The Primacy Of Choice
From the outside looking in, he noted, PayPal certainly seems to be enabling many players with whom it is also competing. But, he said, from the inside, it is a lot more complicated than that. PayPal is an option in the Facebook Pay wallet that consumers can choose, and they hope they do, but more broadly, the market evolution point is such that consumers choose what works for them in context, but there aren’t players in payments who have broken outside their specific ecosystems. Facebook Pay users, for example, may number in the billions someday soon — but that is no promise they will ever use it outside of Facebook’s ecosystem. And that is a story, he noted, that has repeated many times: players with a lot of scale and power using payments as a device to improve their ecosystem, but not necessarily plays other than PayPal that is about building a global set of payments rails that can power a lot of separate ecosystems.
“Not everyone can emerge from their own ecosystem and franchise and have success generally — in fact, almost no one can. We can say from personal experience at PayPal that it is incredibly difficult. Many unique tailwinds came into play that gave use escape velocity and our work is still a work in progress,” Goldberg said.
Moreover, he said, trying to figure out how to reinvent a wheel PayPal has spent over two decades at already is increasingly looking like a bad investment of time and energy — and the wrong question for players with an interest in payments to be asking.
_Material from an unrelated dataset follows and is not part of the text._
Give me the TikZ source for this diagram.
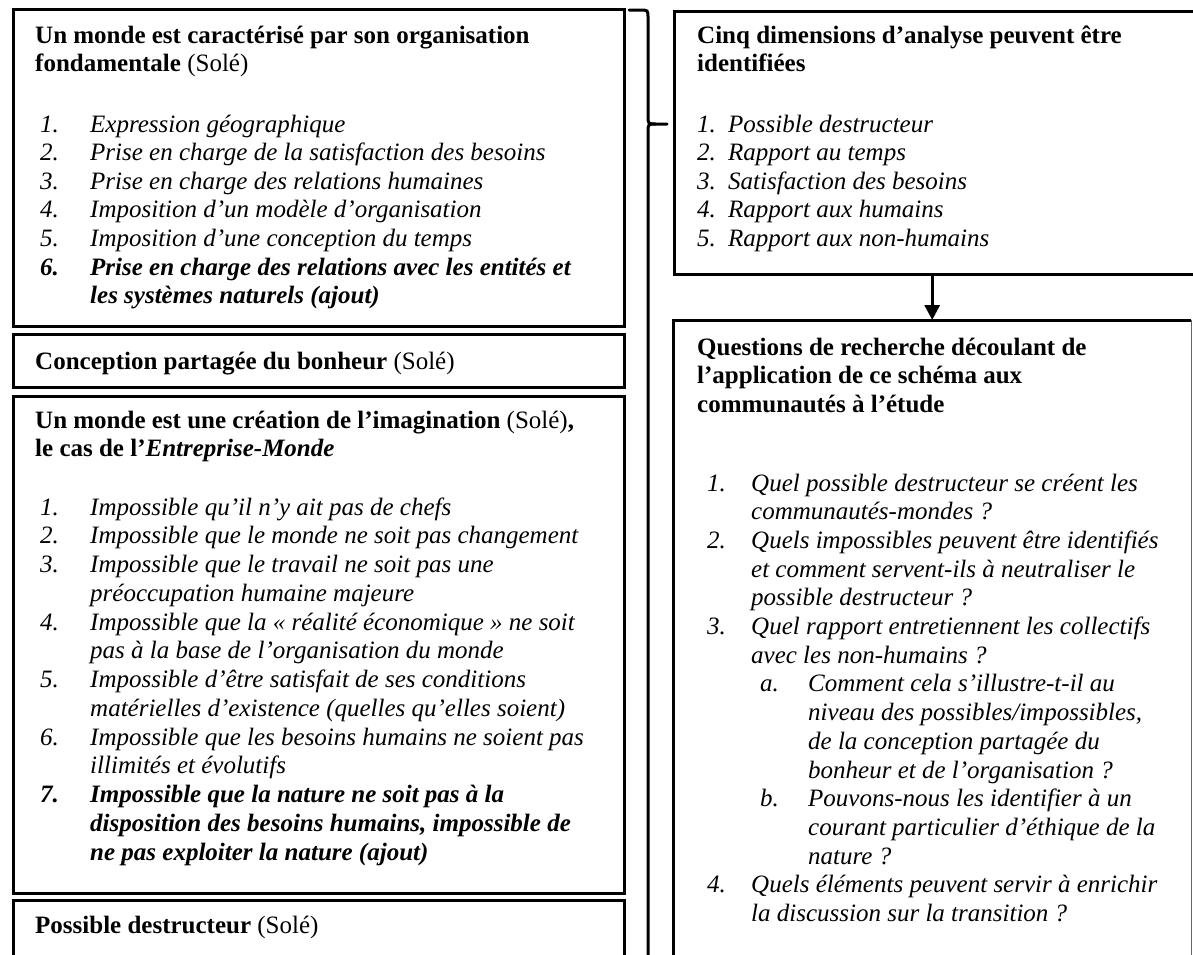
\documentclass[tikz,border=0pt]{standalone}
\usepackage{fontspec}
\setmainfont{Liberation Serif}
\usetikzlibrary{arrows.meta}
% number cell of fixed width, used for the hanging lists
\newcommand{\nm}[2]{\makebox[#1][l]{#2}}
\newcommand{\bi}[1]{\textbf{\textit{#1}}}

\begin{document}
\begin{tikzpicture}[x=1pt,y=-1pt,
  frame/.style={draw=black, line width=3pt, inner sep=0pt, anchor=north west},
  plain/.style={inner sep=0pt, anchor=north west},
  txt/.style={anchor=base west, inner sep=0pt, font=\fontsize{25}{28}\selectfont},
  spaced/.style={font=\fontsize{25}{#1}\selectfont},
  conn/.style={draw=black, line width=3pt},
]
\useasboundingbox (0,0) rectangle (1193,954);
\clip (0,0) rectangle (1193,954);

% ---------------- left column ----------------
\node[frame, minimum width=611pt, minimum height=317pt] (b1) at (12,8) {};
\node[frame, minimum width=611pt, minimum height=53pt]  (b2) at (12,333) {};
\node[frame, minimum width=611pt, minimum height=497pt] (b3) at (12,395) {};
\node[frame, minimum width=611pt, minimum height=120pt] (b4) at (12,899) {};

\node[txt] (b1title) at (35,43) {\begin{tabular}[t]{@{}l@{}}
\textbf{Un monde est caractérisé par son organisation}\\
\textbf{fondamentale} (Solé)
\end{tabular}};
\node[txt, spaced=28.6] (b1list) at (40,132) {\begin{tabular}[t]{@{}l@{}}
\nm{50pt}{\textit{1.}}\textit{Expression géographique}\\
\nm{50pt}{\textit{2.}}\textit{Prise en charge de la satisfaction des besoins}\\
\nm{50pt}{\textit{3.}}\textit{Prise en charge des relations humaines}\\
\nm{50pt}{\textit{4.}}\textit{Imposition d’un modèle d’organisation}\\
\nm{50pt}{\textit{5.}}\textit{Imposition d’une conception du temps}\\
\nm{50pt}{\bi{6.}}\bi{Prise en charge des relations avec les entités et}\\
\hspace*{50pt}\bi{les systèmes naturels (ajout)}
\end{tabular}};

\node[txt] (b2title) at (35,369) {\textbf{Conception partagée du bonheur} (Solé)};

\node[txt] (b3title) at (35,428) {\begin{tabular}[t]{@{}l@{}}
\textbf{Un monde est une création de l’imagination} (Solé)\textbf{,}\\
\textbf{le cas de l’}\bi{Entreprise-Monde}
\end{tabular}};
\node[txt, spaced=28.75] (b3list) at (40,515) {\begin{tabular}[t]{@{}l@{}}
\nm{50pt}{\textit{1.}}\textit{Impossible qu’il n’y ait pas de chefs}\\
\nm{50pt}{\textit{2.}}\textit{Impossible que le monde ne soit pas changement}\\
\nm{50pt}{\textit{3.}}\textit{Impossible que le travail ne soit pas une}\\
\hspace*{50pt}\textit{préoccupation humaine majeure}\\
\nm{50pt}{\textit{4.}}\textit{Impossible que la « réalité économique » ne soit}\\
\hspace*{50pt}\textit{pas à la base de l’organisation du monde}\\
\nm{50pt}{\textit{5.}}\textit{Impossible d’être satisfait de ses conditions}\\
\hspace*{50pt}\textit{matérielles d’existence (quelles qu’elles soient)}\\
\nm{50pt}{\textit{6.}}\textit{Impossible que les besoins humains ne soient pas}\\
\hspace*{50pt}\textit{illimités et évolutifs}\\
\nm{50pt}{\bi{7.}}\bi{Impossible que la nature ne soit pas à la}\\
\hspace*{50pt}\bi{disposition des besoins humains, impossible de}\\
\hspace*{50pt}\bi{ne pas exploiter la nature (ajout)}
\end{tabular}};

\node[txt] (b4title) at (35,933) {\textbf{Possible destructeur} (Solé)};

% ---------------- right column ----------------
\node[frame, minimum width=540pt, minimum height=263pt] (r1) at (673,10) {};
\node[plain, minimum width=518pt, minimum height=660pt] (r2) at (673,320) {};
\draw[conn] (r2.south west) -- (r2.north west) -- (r2.north east);
\draw[draw=black!60, line width=1.2pt] (r2.north east) -- (r2.south east);

\node[txt] (r1title) at (697,43) {\begin{tabular}[t]{@{}l@{}}
\textbf{Cinq dimensions d’analyse peuvent être}\\
\textbf{identifiées}
\end{tabular}};
\node[txt, spaced=28.6] (r1list) at (697,132) {\begin{tabular}[t]{@{}l@{}}
\nm{31pt}{\textit{1.}}\textit{Possible destructeur}\\
\nm{31pt}{\textit{2.}}\textit{Rapport au temps}\\
\nm{31pt}{\textit{3.}}\textit{Satisfaction des besoins}\\
\nm{31pt}{\textit{4.}}\textit{Rapport aux humains}\\
\nm{31pt}{\textit{5.}}\textit{Rapport aux non-humains}
\end{tabular}};

\node[txt, spaced=28.7] (r2title) at (697,355) {\begin{tabular}[t]{@{}l@{}}
\textbf{Questions de recherche découlant de}\\
\textbf{l’application de ce schéma aux}\\
\textbf{communautés à l’étude}
\end{tabular}};
\node[txt, spaced=28.7] (r2list) at (707,491) {\begin{tabular}[t]{@{}l@{}}
\nm{44pt}{\textit{1.}}\textit{Quel possible destructeur se créent les}\\
\hspace*{44pt}\textit{communautés-mondes ?}\\
\nm{44pt}{\textit{2.}}\textit{Quels impossibles peuvent être identifiés}\\
\hspace*{44pt}\textit{et comment servent-ils à neutraliser le}\\
\hspace*{44pt}\textit{possible destructeur ?}\\
\nm{44pt}{\textit{3.}}\textit{Quel rapport entretiennent les collectifs}\\
\hspace*{44pt}\textit{avec les non-humains ?}\\
\hspace*{53pt}\nm{48pt}{\textit{a.}}\textit{Comment cela s’illustre-t-il au}\\
\hspace*{101pt}\textit{niveau des possibles/impossibles,}\\
\hspace*{101pt}\textit{de la conception partagée du}\\
\hspace*{101pt}\textit{bonheur et de l’organisation ?}\\
\hspace*{53pt}\nm{48pt}{\textit{b.}}\textit{Pouvons-nous les identifier à un}\\
\hspace*{101pt}\textit{courant particulier d’éthique de la}\\
\hspace*{101pt}\textit{nature ?}\\
\nm{44pt}{\textit{4.}}\textit{Quels éléments peuvent servir à enrichir}\\
\hspace*{44pt}\textit{la discussion sur la transition ?}
\end{tabular}};

% ---------------- connectors ----------------
% curly brace gathering the left column and pointing at the first dimension box
\coordinate (braceTop) at (629,10);
\coordinate (braceTip) at (667,124);
\draw[conn, line cap=round]
  (braceTop) -- (640,10) .. controls (648,10) .. (648,18)
  -- (648,116) .. controls (648,124) .. (656,124) -- (braceTip);
\draw[conn] (656,124) .. controls (648,124) .. (648,132) -- (648,980);

% arrow from the dimensions to the research questions
\draw[conn, -{Triangle[length=15pt,width=15pt]}] (r2.north |- r1.south) -- (r2.north);
\end{tikzpicture}
\end{document}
The right question, he said, is about the consumer and how to provide what they want in a way that makes room for more than one player to win by providing it.
For PayPal, Goldberg emphasized that means enabling choice even when that means enabling competitive wallets. PayPal’s view of the world — and the world of wallets — is that it’s better for everyone if there is an ecosystem with more digital transactions in general, not just more transactions for PayPal.
“The answer there is really clear,” he said. “It will always come back to the customers and the merchants and what they want. We cannot win by preventing choice — because we’ve seen that both consumers and merchants clearly reject that model.”